In an emergency, people are on the move. They evacuate to seek shelter and safety, first in neighbouring towns and sometimes travelling even further away. We witnessed this during the evacuation of over 80,000 people from Fort McMurray and other parts of Wood Buffalo in 2016. The Canadian Red Cross registered and provided shelter and assistance to thousands of people who evacuated the affected region and stayed in cities and towns across Alberta and throughout Canada in the weeks and months following the Alberta fires.
Facebook’s aggregated and anonymized data can help paint a clearer picture of population density, population movement and the use of safety check in the hours and days following the emergency.

This map illustrates how residents from Fort McMurray dispersed after being evacuated during the 2016 Alberta fires. 

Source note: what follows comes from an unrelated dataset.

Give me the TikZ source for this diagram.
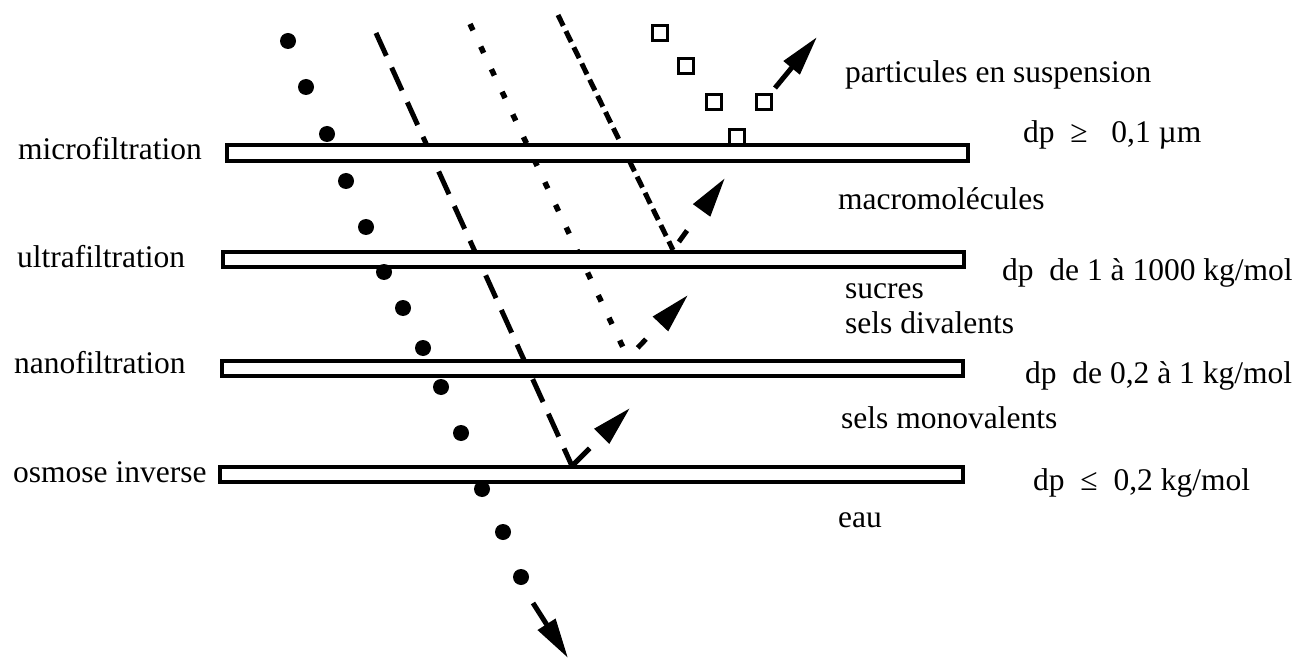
\documentclass[tikz,border=0pt]{standalone}
\usepackage{fontspec}
\setmainfont{Liberation Serif}
\usetikzlibrary{arrows.meta}
\newcommand{\lblfont}{\fontsize{31.5}{36}\selectfont}
\tikzset{
  membrane/.style={draw, line width=3.2pt, fill=white, inner sep=0pt, outer sep=0pt, anchor=north west},
  particle/.style={circle, fill=black, inner sep=0pt, minimum size=16pt},
  squarep/.style={draw, line width=3.4pt, fill=white, inner sep=0pt, minimum size=14.5pt},
  txt/.style={font=\lblfont, anchor=base west, inner sep=0pt},
  arrowhd/.style={-{Triangle[length=40pt,width=20pt]}},
  lineA/.style={line width=5pt, dash pattern=on 25pt off 13pt},
  lineB/.style={line width=5.5pt, dash pattern=on 7pt off 18pt},
  lineC/.style={line width=5pt, dash pattern=on 12pt off 6pt},
}
\begin{document}
\begin{tikzpicture}[x=1pt,y=-1pt]
\useasboundingbox (0,0) rectangle (1316,660);
% path coordinates
\coordinate (a0) at (376,33);  \coordinate (a1) at (572,466); \coordinate (a2) at (630,408);
\coordinate (b0) at (470,24);  \coordinate (b1) at (628,358); \coordinate (b2) at (688,295);
\coordinate (c0) at (558,15);  \coordinate (c1) at (673,250); \coordinate (c2) at (725,178);
\coordinate (t0) at (775,88);  \coordinate (t1) at (817,37);
\coordinate (p0) at (533,603); \coordinate (p1) at (568,658);
% descending lines
\draw[lineA] (a0) -- (a1);
\draw[lineB] (b0) -- (b1);
\draw[lineC] (c0) -- (c1);
% reflected arrows
\draw[line width=5pt, dash pattern=on 25pt off 40pt, arrowhd] (a1) -- (a2);
\draw[line width=5pt, dash pattern=on 0pt off 14pt on 12pt off 40pt, arrowhd] (b1) -- (b2);
\draw[line width=5pt, dash pattern=on 0pt off 10pt on 14pt off 40pt, arrowhd] (c1) -- (c2);
% membranes
\node[membrane, minimum width=741pt, minimum height=16pt] (micro) at (227,145) {};
\node[membrane, minimum width=741pt, minimum height=15pt] (ultra) at (223,252) {};
\node[membrane, minimum width=741pt, minimum height=15pt] (nano)  at (222,361) {};
\node[membrane, minimum width=743pt, minimum height=15pt] (osmo)  at (220,467) {};
% particles
\foreach \n/\x/\y in {1/288/41, 2/306/87, 3/327/134, 4/346/181, 5/366/227, 6/384/272, 7/403/308,
  8/423/348, 9/441/387, 10/461/433, 11/482/489, 12/503/532, 13/521/577}
  \node[particle] (d\n) at (\x,\y) {};
% squares
\node[squarep] (s1) at (660,33) {};
\node[squarep] (s2) at (686,66) {};
\node[squarep] (s3) at (714,102) {};
\node[squarep] (s4) at (764,102) {};
\node[squarep] (s5) at (737,137) {};
% solid arrows
\draw[line width=5pt, arrowhd] (t0) -- (t1);
\draw[line width=5pt, arrowhd] (p0) -- (p1);
% left labels
\node[txt] (lmicro) at (18,160) {microfiltration};
\node[txt] (lultra) at (17,267) {ultrafiltration};
\node[txt] (lnano)  at (14,373) {nanofiltration};
\node[txt] (losmo)  at (13,482) {osmose inverse};
% right labels
\node[txt] (r1) at (845,83)  {particules en suspension};
\node[txt] (r2) at (1023,143) {dp\ \ ≥\ \ \ 0,1 µm};
\node[txt] (r3) at (838,210) {macromolécules};
\node[txt] (r4) at (1002,280) {dp\ \ de 1 à 1000 kg/mol};
\node[txt] (r5) at (845,298) {sucres};
\node[txt] (r6) at (845,333) {sels divalents};
\node[txt] (r7) at (1025,383) {dp\ \ de 0,2 à 1 kg/mol};
\node[txt] (r8) at (841,428) {sels monovalents};
\node[txt] (r9) at (1033,490) {dp\ \ ≤\ \ 0,2 kg/mol};
\node[txt] (r10) at (838,527) {eau};
\end{tikzpicture}
\end{document}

When people are on the move following a disaster, it’s more difficult for humanitarian organizations to determine where aid is needed. Yet that’s when aid is most desperately needed. That’s where Facebook’s aggregated and anonymized data can help paint a clearer picture of population density, population movement and the use of safety check in the hours and days following the emergency.

Data from Facebook will allow the Red Cross to understand patterns of movement of people in real time without comprising the privacy of individual Facebook users. The Red Cross won’t know where any one individual is located with this data, but will be empowered with more accurate information to determine where to send relief items, volunteers and set up shelters.

This short video helps explain how data can help in disasters.



This new tool will be most useful of course in areas where Facebook is broadly used and where networks remain available after an emergency. It’s not the only source of information available to help guide the response in a disaster, but it’s one more tool the Red Cross can use in combination with mapping, volunteers on the ground and other sources of data.